Proposed system of zoning from the plan

In response to the plan, City Council adopted a resolution defining new city limits and establishing Austin's first zoning code. Later in 1928, Austin voters approved a municipal bond package providing $4.5 million in funds to implement many of the city plan's recommendations. These bonds paid for the construction of new boulevards, bridges, culverts, public schools, playgrounds, and city parks around Austin, as well as a new central library (now the Austin History Center) and an expansion of Brackenridge Hospital. They also funded the establishment of Robert Mueller Municipal Airport, opened in 1930 on the northeast edge of the city. The civic auditorium the plan called for was not built at the time, but thirty years later the city built the Palmer Auditorium across the river from the site the plan recommended; it has since been redeveloped into the Long Center for the Performing Arts.

===East Austin===
Though the vast majority of its contents dealt with the sorts of city planning issues that still confront Austin today (transportation, utilities, parks, schools), the 1928 master plan is mainly remembered today for its role in establishing East Avenue/Interstate 35 as the dividing line between the majority-white central city and the majority-black district of East Austin. The "pull" incentives recommended in the city plan were complemented by "push" incentives when the city avoided extending the sewer system or paved roads into the existing freedmen communities elsewhere in Austin, and real estate "redlining" also pushed African Americans east of the central city. By 1932 almost all of the city's black residents had relocated to East Austin, and the other black communities across the city had largely disappeared.

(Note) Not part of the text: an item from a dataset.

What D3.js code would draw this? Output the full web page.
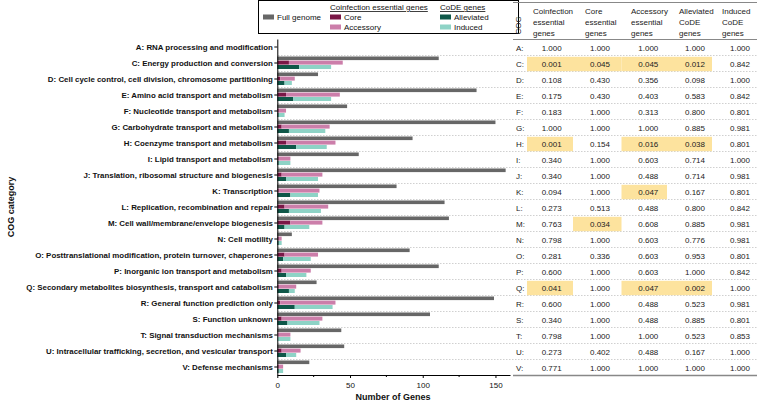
<!DOCTYPE html>
<html><head><meta charset="utf-8">
<script src="https://cdn.jsdelivr.net/npm/d3@7"></script>
<style>body{margin:0;background:#fff} svg{display:block;font-family:"Liberation Sans",Arial,sans-serif}</style>
</head><body><svg id="c" width="757" height="405"></svg>
<script>
const cogCodes = ["A","C","D","E","F","G","H","I","J","K","L","M","N","O","P","Q","R","S","T","U","V"];
const categories = [
 "A: RNA processing and modification",
 "C: Energy production and conversion",
 "D: Cell cycle control, cell division, chromosome partitioning",
 "E: Amino acid transport and metabolism",
 "F: Nucleotide transport and metabolism",
 "G: Carbohydrate transport and metabolism",
 "H: Coenzyme transport and metabolism",
 "I: Lipid transport and metabolism",
 "J: Translation, ribosomal structure and biogenesis",
 "K: Transcription",
 "L: Replication, recombination and repair",
 "M: Cell wall/membrane/envelope biogenesis",
 "N: Cell motility",
 "O: Posttranslational modification, protein turnover, chaperones",
 "P: Inorganic ion transport and metabolism",
 "Q: Secondary metabolites biosynthesis, transport and catabolism",
 "R: General function prediction only",
 "S: Function unknown",
 "T: Signal transduction mechanisms",
 "U: Intracellular trafficking, secretion, and vesicular transport",
 "V: Defense mechanisms"
];
const fullGenome = [0,111,28,137,48,150,93,56,157,82,115,118,10,91,111,27,149,105,44,46,22];
const core       = [0,8,2,6,1,3,6,1,3,1,5,9,1,5,3,1,2,3,0,3,1];
const accessory  = [0,37,10,37,5,33,34,8,28,28,30,22,2,23,20,12,38,28,9,13,3];
const alleviated = [0,15,5,11,1,8,13,1,6,9,8,5,1,4,6,8,12,7,0,6,1];
const induced    = [0,22,5,26,4,25,21,8,22,19,22,17,2,19,14,4,26,22,9,7,3];
const xTicks = [0,50,100,150];
const xMinorTicks = [25,75,125];
const tableHeaders = [["Coinfection","essential","genes"],["Core","essential","genes"],["Accessory","essential","genes"],["Alleviated","CoDE","genes"],["Induced","CoDE","genes"]];
const pCoinfection = ["1.000","0.001","0.108","0.175","0.183","1.000","0.001","0.340","0.340","0.094","0.273","0.763","0.798","0.281","0.600","0.041","0.600","0.340","0.798","0.273","0.771"];
const pCore        = ["1.000","0.045","0.430","0.430","1.000","1.000","0.154","1.000","1.000","1.000","0.513","0.034","1.000","0.336","1.000","1.000","1.000","1.000","1.000","0.402","1.000"];
const pAccessory   = ["1.000","0.045","0.356","0.403","0.313","1.000","0.016","0.603","0.488","0.047","0.488","0.608","0.603","0.603","0.603","0.047","0.488","0.488","1.000","0.488","1.000"];
const pAlleviated  = ["1.000","0.012","0.098","0.583","0.800","0.885","0.038","0.714","0.714","0.167","0.800","0.885","0.776","0.953","1.000","0.002","0.523","0.885","0.523","0.167","1.000"];
const pInduced     = ["1.000","0.842","1.000","0.842","0.801","0.981","0.801","1.000","0.981","0.801","0.842","0.981","0.981","0.801","0.842","1.000","0.981","0.801","0.853","1.000","1.000"];

const colors = {full:"#676767", core:"#7a1747", acc:"#cc7eaa", allev:"#0f5849", ind:"#8ed3c6", hi:"#fde39e"};
const svg = d3.select("#c");
const x = d3.scaleLinear().domain([0,160]).range([277.3,510]);
const y = d3.scaleBand().domain(cogCodes).range([39,375]);
const bw = y.bandwidth();

// separators
const sep = svg.append("g");
cogCodes.slice(0,-1).forEach(c=>{
  const yy = y(c)+bw+0.5;
  sep.append("line").attr("x1",278).attr("x2",757).attr("y1",yy).attr("y2",yy)
    .attr("stroke","#bbb").attr("stroke-width",0.7).attr("stroke-dasharray","1.5,1.5");
});

// table highlights
const tCols = [527,573,621.5,667,712,757];
const pCols = [pCoinfection,pCore,pAccessory,pAlleviated,pInduced];
const tbl = svg.append("g");
pCols.forEach((arr,ci)=>{
  arr.forEach((v,ri)=>{
    if(+v<0.05){
      tbl.append("rect").attr("x",tCols[ci]).attr("width",tCols[ci+1]-tCols[ci])
        .attr("y",y(cogCodes[ri])+1.8).attr("height",bw-1.6).attr("fill",colors.hi);
    }
  });
});

// bars
const gb = svg.append("g");
cogCodes.forEach((c,i)=>{
  const y0 = y(c);
  gb.append("rect").attr("x",x(0)).attr("y",y0+1.5).attr("height",3.6).attr("width",x(fullGenome[i])-x(0)).attr("fill",colors.full);
  gb.append("rect").attr("x",x(0)).attr("y",y0+5.6).attr("height",4).attr("width",x(core[i])-x(0)).attr("fill",colors.core);
  gb.append("rect").attr("x",x(core[i])).attr("y",y0+5.6).attr("height",4).attr("width",x(core[i]+accessory[i])-x(core[i])).attr("fill",colors.acc);
  gb.append("rect").attr("x",x(0)).attr("y",y0+10).attr("height",4).attr("width",x(alleviated[i])-x(0)).attr("fill",colors.allev);
  gb.append("rect").attr("x",x(alleviated[i])).attr("y",y0+10).attr("height",4).attr("width",x(alleviated[i]+induced[i])-x(alleviated[i])).attr("fill",colors.ind);
});

// y axis
const ya = svg.append("g").attr("transform",`translate(${x(0)},0)`)
  .call(d3.axisLeft(y).tickSize(3).tickSizeOuter(0).tickFormat((d,i)=>categories[i]));
ya.selectAll("text").attr("font-size","7.9px").attr("font-weight","bold").attr("fill","#111").attr("font-family","Liberation Sans, Arial, sans-serif").attr("x",-4.5);
ya.select(".domain").attr("stroke","#000");
ya.selectAll(".tick line").attr("stroke","#000");

// x axis
const xa = svg.append("g").attr("transform","translate(0,375)")
  .call(d3.axisBottom(x).tickValues(xTicks).tickSize(3).tickSizeOuter(0));
xa.selectAll("text").attr("font-size","8px").attr("fill","#111").attr("font-family","Liberation Sans, Arial, sans-serif").attr("dy","0.9em");
xa.select(".domain").attr("stroke","#000");
xa.selectAll(".tick line").attr("stroke","#000");
xMinorTicks.forEach(t=>{
  xa.append("line").attr("x1",x(t)).attr("x2",x(t)).attr("y1",0).attr("y2",2).attr("stroke","#000");
});

svg.append("text").attr("x",393).attr("y",400).attr("text-anchor","middle").attr("font-size","9px").attr("font-weight","bold").attr("fill","#111").text("Number of Genes");
svg.append("text").attr("transform","translate(14,207) rotate(-90)").attr("text-anchor","middle").attr("font-size","9px").attr("font-weight","bold").attr("fill","#111").text("COG category");

// legend
const lg = svg.append("g");
lg.append("rect").attr("x",258.5).attr("y",0.5).attr("width",260).attr("height",33).attr("fill","#fff").attr("stroke","#000");
function sw(xx,yy,col,label){
  lg.append("rect").attr("x",xx).attr("y",yy-5.5).attr("width",11).attr("height",5).attr("fill",col);
  lg.append("text").attr("x",xx+14).attr("y",yy).attr("font-size","8px").attr("fill","#111").text(label);
}
sw(263,20,colors.full,"Full genome");
lg.append("text").attr("x",330).attr("y",10).attr("font-size","8px").attr("fill","#111").attr("text-decoration","underline").text("Coinfection essential genes");
sw(330,20,colors.core,"Core");
sw(330,30,colors.acc,"Accessory");
lg.append("text").attr("x",440).attr("y",10).attr("font-size","8px").attr("fill","#111").attr("text-decoration","underline").text("CoDE genes");
sw(440,20,colors.allev,"Alleviated");
sw(440,30,colors.ind,"Induced");

// table
const th = svg.append("g").attr("fill","#222").attr("font-size","8px");
th.append("line").attr("x1",513).attr("x2",757).attr("y1",2.5).attr("y2",2.5).attr("stroke","#888").attr("stroke-width",1);
th.append("line").attr("x1",513).attr("x2",757).attr("y1",39.5).attr("y2",39.5).attr("stroke","#888").attr("stroke-width",1);
th.append("line").attr("x1",513).attr("x2",757).attr("y1",375.5).attr("y2",375.5).attr("stroke","#888").attr("stroke-width",1.5);
th.append("text").attr("transform","translate(521,25.5) rotate(-90)").attr("text-anchor","middle").text("COG");
const hx = [533,585,631,679,722];
tableHeaders.forEach((h,ci)=>{
  h.forEach((line,li)=>{
    th.append("text").attr("x",hx[ci]).attr("y",14+li*11).text(line);
  });
});
const vx = [551.7,600,648.3,695,740];
cogCodes.forEach((c,ri)=>{
  const yy = y(c)+bw/2+4.2;
  th.append("text").attr("x",516).attr("y",yy).text(c+":");
  pCols.forEach((arr,ci)=>{
    th.append("text").attr("x",vx[ci]).attr("y",yy).attr("text-anchor","middle").text(arr[ri]);
  });
});
</script></body></html>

This pattern of racial housing segregation persists in Austin to the present day, though its effects have been eroded by subsequent court rulings and legislation from the Civil Rights Era.

===West Austin===
The community of Wheatville, a historic Black community in Austin encompassed by modern day West Campus, saw its decline as a result of African Americans being pushed out of the community area. The city excluded Wheatville from essential amenities such as trash collection, electricity, paved streets, and water services. Despite being home to one of the city's trash dumps, residents did not receive regular trash collection, and city garbage wagons often dumped refuse along the streets. These discriminatory practices, combined with the influx of students and rising property prices, led many Black residents to leave Wheatville in search of better living conditions elsewhere, particularly in East Austin.